### GIVEN MATERIAL

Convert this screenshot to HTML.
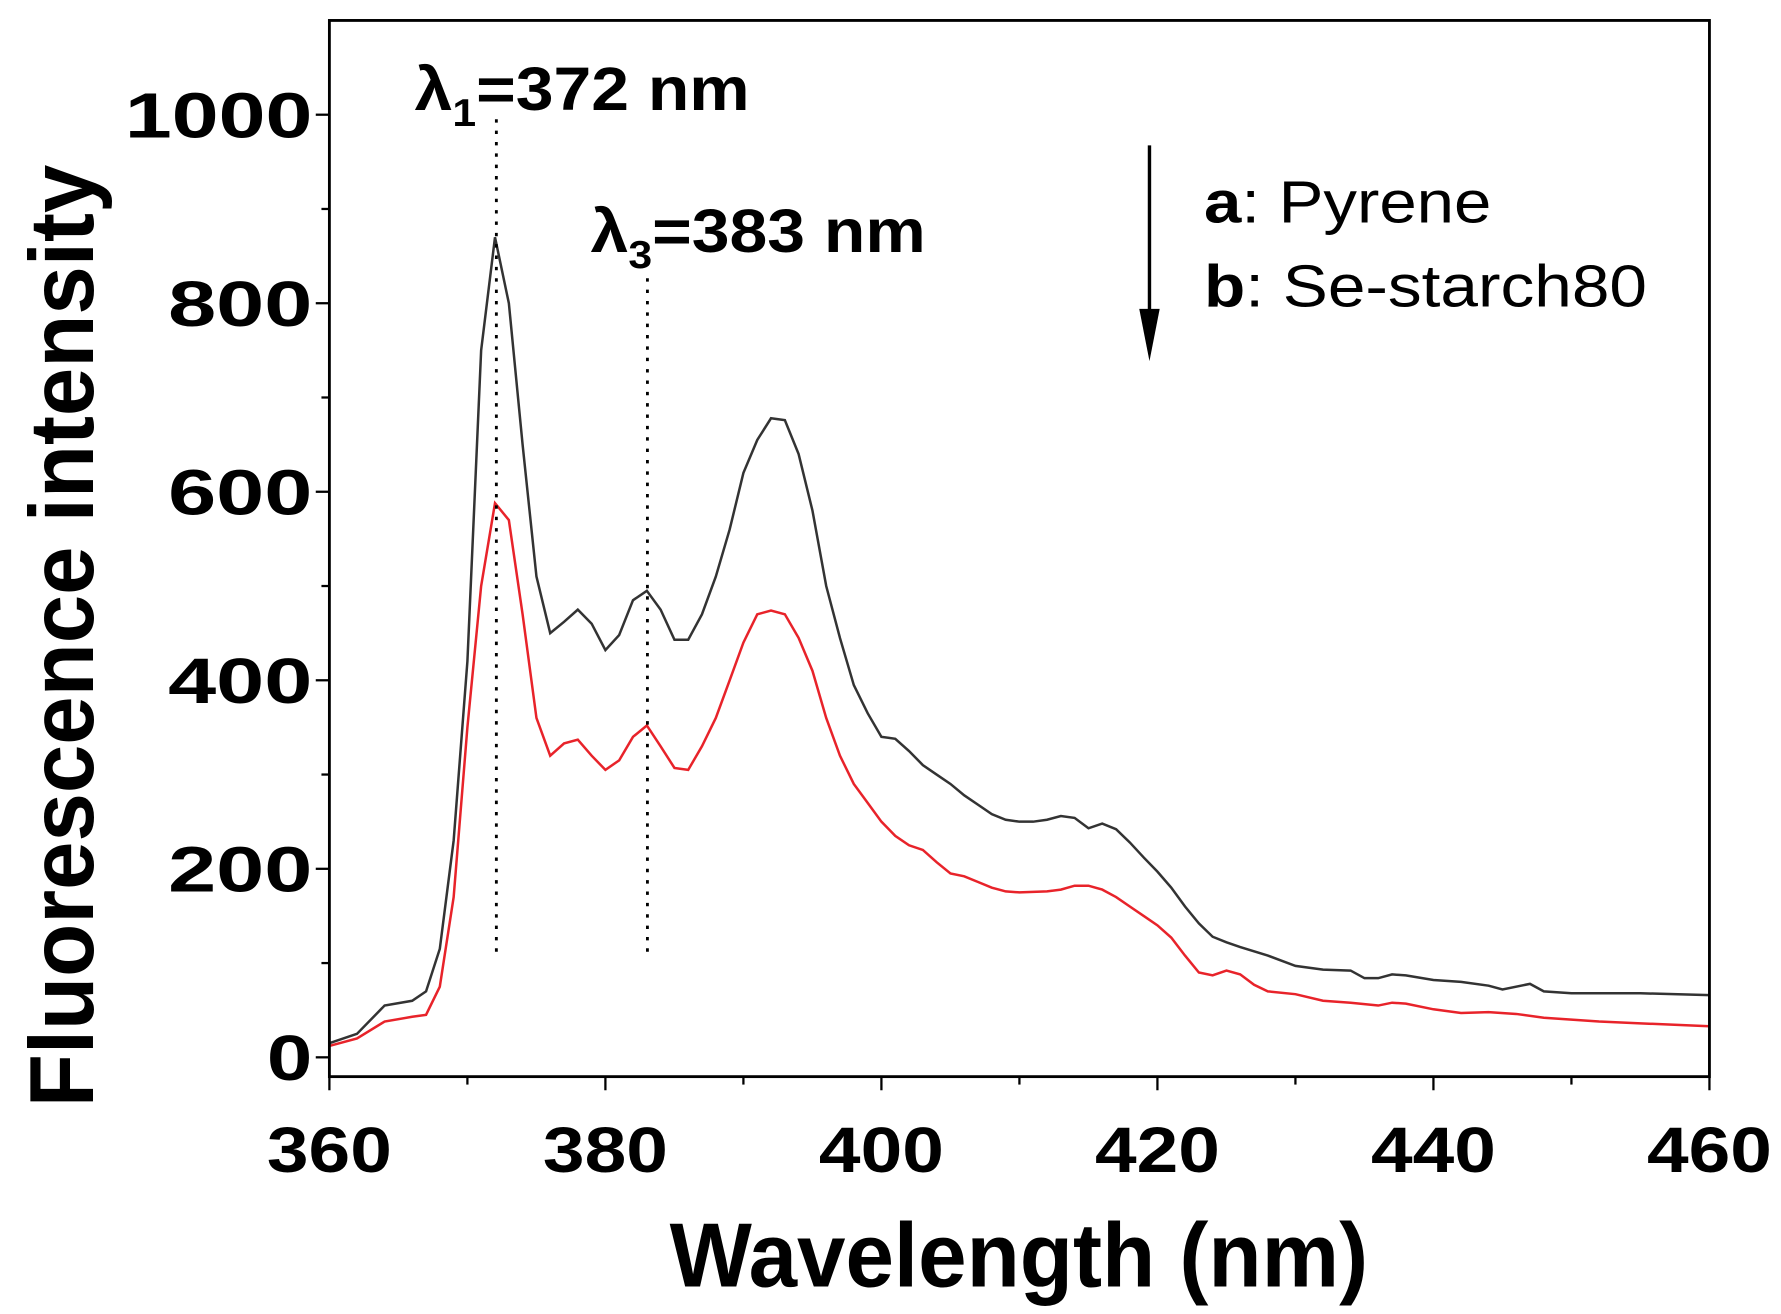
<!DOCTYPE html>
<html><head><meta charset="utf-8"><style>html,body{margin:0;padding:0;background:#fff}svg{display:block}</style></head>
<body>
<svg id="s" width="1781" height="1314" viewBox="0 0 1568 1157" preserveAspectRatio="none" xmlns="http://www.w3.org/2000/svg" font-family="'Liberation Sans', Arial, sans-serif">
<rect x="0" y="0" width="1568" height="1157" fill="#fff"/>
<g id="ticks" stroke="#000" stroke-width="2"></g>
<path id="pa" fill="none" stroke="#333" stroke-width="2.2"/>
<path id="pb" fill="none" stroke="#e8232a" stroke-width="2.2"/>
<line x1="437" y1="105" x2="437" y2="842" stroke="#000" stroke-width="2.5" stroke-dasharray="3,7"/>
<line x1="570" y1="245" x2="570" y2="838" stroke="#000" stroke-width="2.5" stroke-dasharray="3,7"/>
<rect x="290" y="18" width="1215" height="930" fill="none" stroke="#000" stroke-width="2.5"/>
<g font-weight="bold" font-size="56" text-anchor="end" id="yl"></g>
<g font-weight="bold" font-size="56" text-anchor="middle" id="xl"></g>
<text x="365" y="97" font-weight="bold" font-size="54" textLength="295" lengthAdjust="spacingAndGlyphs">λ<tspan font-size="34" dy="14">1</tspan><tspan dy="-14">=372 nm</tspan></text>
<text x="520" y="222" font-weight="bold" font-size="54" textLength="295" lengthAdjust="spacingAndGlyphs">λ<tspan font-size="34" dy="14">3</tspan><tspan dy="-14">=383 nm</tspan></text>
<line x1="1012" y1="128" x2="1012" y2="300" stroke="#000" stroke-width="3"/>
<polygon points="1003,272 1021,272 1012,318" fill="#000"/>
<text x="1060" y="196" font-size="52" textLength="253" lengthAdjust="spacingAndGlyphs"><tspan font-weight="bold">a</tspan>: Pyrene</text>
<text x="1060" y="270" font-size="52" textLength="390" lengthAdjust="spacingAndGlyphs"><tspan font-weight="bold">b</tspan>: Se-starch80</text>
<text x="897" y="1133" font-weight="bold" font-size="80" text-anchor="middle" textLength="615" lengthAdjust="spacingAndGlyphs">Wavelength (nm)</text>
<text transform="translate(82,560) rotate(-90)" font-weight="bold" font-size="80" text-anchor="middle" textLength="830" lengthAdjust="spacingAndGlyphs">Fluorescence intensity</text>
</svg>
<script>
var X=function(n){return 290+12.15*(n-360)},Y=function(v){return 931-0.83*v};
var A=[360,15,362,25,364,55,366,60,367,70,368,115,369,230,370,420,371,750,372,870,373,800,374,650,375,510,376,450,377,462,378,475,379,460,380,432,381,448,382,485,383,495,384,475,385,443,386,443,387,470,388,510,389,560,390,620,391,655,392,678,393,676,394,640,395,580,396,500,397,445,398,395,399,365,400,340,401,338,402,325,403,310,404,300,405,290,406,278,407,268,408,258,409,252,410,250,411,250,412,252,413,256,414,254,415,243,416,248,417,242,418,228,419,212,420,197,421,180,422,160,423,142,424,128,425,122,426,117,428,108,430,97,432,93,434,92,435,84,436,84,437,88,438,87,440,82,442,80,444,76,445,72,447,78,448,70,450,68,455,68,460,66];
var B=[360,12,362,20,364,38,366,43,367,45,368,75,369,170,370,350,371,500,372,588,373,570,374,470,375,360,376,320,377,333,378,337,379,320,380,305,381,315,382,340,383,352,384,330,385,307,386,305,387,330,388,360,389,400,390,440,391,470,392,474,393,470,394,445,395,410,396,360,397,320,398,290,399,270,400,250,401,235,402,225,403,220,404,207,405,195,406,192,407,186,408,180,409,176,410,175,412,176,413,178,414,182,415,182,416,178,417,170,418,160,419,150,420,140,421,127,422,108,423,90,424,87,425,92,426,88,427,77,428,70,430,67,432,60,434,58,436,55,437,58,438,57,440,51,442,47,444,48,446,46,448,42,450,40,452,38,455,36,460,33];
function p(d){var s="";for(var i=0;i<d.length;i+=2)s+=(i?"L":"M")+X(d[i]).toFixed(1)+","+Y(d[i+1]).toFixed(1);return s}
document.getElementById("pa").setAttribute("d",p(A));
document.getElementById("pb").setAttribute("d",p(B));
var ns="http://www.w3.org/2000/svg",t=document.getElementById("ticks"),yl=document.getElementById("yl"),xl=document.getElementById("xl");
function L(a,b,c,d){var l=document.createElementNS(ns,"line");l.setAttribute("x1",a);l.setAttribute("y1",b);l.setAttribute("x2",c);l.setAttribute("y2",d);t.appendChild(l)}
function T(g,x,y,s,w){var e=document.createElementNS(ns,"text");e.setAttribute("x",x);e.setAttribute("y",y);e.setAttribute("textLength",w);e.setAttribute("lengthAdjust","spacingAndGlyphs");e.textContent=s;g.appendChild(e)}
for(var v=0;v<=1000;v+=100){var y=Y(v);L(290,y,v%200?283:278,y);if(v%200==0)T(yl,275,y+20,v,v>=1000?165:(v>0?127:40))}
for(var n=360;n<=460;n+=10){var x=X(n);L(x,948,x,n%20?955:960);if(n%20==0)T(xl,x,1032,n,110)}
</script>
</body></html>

######

- PROBLEM TO WORK ON:
Keep the pictures out of the copy and write out the data exactly as it stands.

- REPLY:
Convert this screenshot to HTML.
<!DOCTYPE html>
<html><head><meta charset="utf-8"><style>html,body{margin:0;padding:0;background:#fff}svg{display:block}</style></head>
<body>
<svg id="s" width="1781" height="1314" viewBox="0 0 1568 1157" preserveAspectRatio="none" xmlns="http://www.w3.org/2000/svg" font-family="'Liberation Sans', Arial, sans-serif">
<rect x="0" y="0" width="1568" height="1157" fill="#fff"/>
<g id="ticks" stroke="#000" stroke-width="2"></g>
<path id="pa" fill="none" stroke="#333" stroke-width="2.2"/>
<path id="pb" fill="none" stroke="#e8232a" stroke-width="2.2"/>
<line x1="437" y1="105" x2="437" y2="842" stroke="#000" stroke-width="2.5" stroke-dasharray="3,7"/>
<line x1="570" y1="245" x2="570" y2="838" stroke="#000" stroke-width="2.5" stroke-dasharray="3,7"/>
<rect x="290" y="18" width="1215" height="930" fill="none" stroke="#000" stroke-width="2.5"/>
<g font-weight="bold" font-size="56" text-anchor="end" id="yl"></g>
<g font-weight="bold" font-size="56" text-anchor="middle" id="xl"></g>
<text x="365" y="97" font-weight="bold" font-size="54" textLength="295" lengthAdjust="spacingAndGlyphs">λ<tspan font-size="34" dy="14">1</tspan><tspan dy="-14">=372 nm</tspan></text>
<text x="520" y="222" font-weight="bold" font-size="54" textLength="295" lengthAdjust="spacingAndGlyphs">λ<tspan font-size="34" dy="14">3</tspan><tspan dy="-14">=383 nm</tspan></text>
<line x1="1012" y1="128" x2="1012" y2="300" stroke="#000" stroke-width="3"/>
<polygon points="1003,272 1021,272 1012,318" fill="#000"/>
<text x="1060" y="196" font-size="52" textLength="253" lengthAdjust="spacingAndGlyphs"><tspan font-weight="bold">a</tspan>: Pyrene</text>
<text x="1060" y="270" font-size="52" textLength="390" lengthAdjust="spacingAndGlyphs"><tspan font-weight="bold">b</tspan>: Se-starch80</text>
<text x="897" y="1133" font-weight="bold" font-size="80" text-anchor="middle" textLength="615" lengthAdjust="spacingAndGlyphs">Wavelength (nm)</text>
<text transform="translate(82,560) rotate(-90)" font-weight="bold" font-size="80" text-anchor="middle" textLength="830" lengthAdjust="spacingAndGlyphs">Fluorescence intensity</text>
</svg>
<script>
var X=function(n){return 290+12.15*(n-360)},Y=function(v){return 931-0.83*v};
var A=[360,15,362,25,364,55,366,60,367,70,368,115,369,230,370,420,371,750,372,870,373,800,374,650,375,510,376,450,377,462,378,475,379,460,380,432,381,448,382,485,383,495,384,475,385,443,386,443,387,470,388,510,389,560,390,620,391,655,392,678,393,676,394,640,395,580,396,500,397,445,398,395,399,365,400,340,401,338,402,325,403,310,404,300,405,290,406,278,407,268,408,258,409,252,410,250,411,250,412,252,413,256,414,254,415,243,416,248,417,242,418,228,419,212,420,197,421,180,422,160,423,142,424,128,425,122,426,117,428,108,430,97,432,93,434,92,435,84,436,84,437,88,438,87,440,82,442,80,444,76,445,72,447,78,448,70,450,68,455,68,460,66];
var B=[360,12,362,20,364,38,366,43,367,45,368,75,369,170,370,350,371,500,372,588,373,570,374,470,375,360,376,320,377,333,378,337,379,320,380,305,381,315,382,340,383,352,384,330,385,307,386,305,387,330,388,360,389,400,390,440,391,470,392,474,393,470,394,445,395,410,396,360,397,320,398,290,399,270,400,250,401,235,402,225,403,220,404,207,405,195,406,192,407,186,408,180,409,176,410,175,412,176,413,178,414,182,415,182,416,178,417,170,418,160,419,150,420,140,421,127,422,108,423,90,424,87,425,92,426,88,427,77,428,70,430,67,432,60,434,58,436,55,437,58,438,57,440,51,442,47,444,48,446,46,448,42,450,40,452,38,455,36,460,33];
function p(d){var s="";for(var i=0;i<d.length;i+=2)s+=(i?"L":"M")+X(d[i]).toFixed(1)+","+Y(d[i+1]).toFixed(1);return s}
document.getElementById("pa").setAttribute("d",p(A));
document.getElementById("pb").setAttribute("d",p(B));
var ns="http://www.w3.org/2000/svg",t=document.getElementById("ticks"),yl=document.getElementById("yl"),xl=document.getElementById("xl");
function L(a,b,c,d){var l=document.createElementNS(ns,"line");l.setAttribute("x1",a);l.setAttribute("y1",b);l.setAttribute("x2",c);l.setAttribute("y2",d);t.appendChild(l)}
function T(g,x,y,s,w){var e=document.createElementNS(ns,"text");e.setAttribute("x",x);e.setAttribute("y",y);e.setAttribute("textLength",w);e.setAttribute("lengthAdjust","spacingAndGlyphs");e.textContent=s;g.appendChild(e)}
for(var v=0;v<=1000;v+=100){var y=Y(v);L(290,y,v%200?283:278,y);if(v%200==0)T(yl,275,y+20,v,v>=1000?165:(v>0?127:40))}
for(var n=360;n<=460;n+=10){var x=X(n);L(x,948,x,n%20?955:960);if(n%20==0)T(xl,x,1032,n,110)}
</script>
</body></html>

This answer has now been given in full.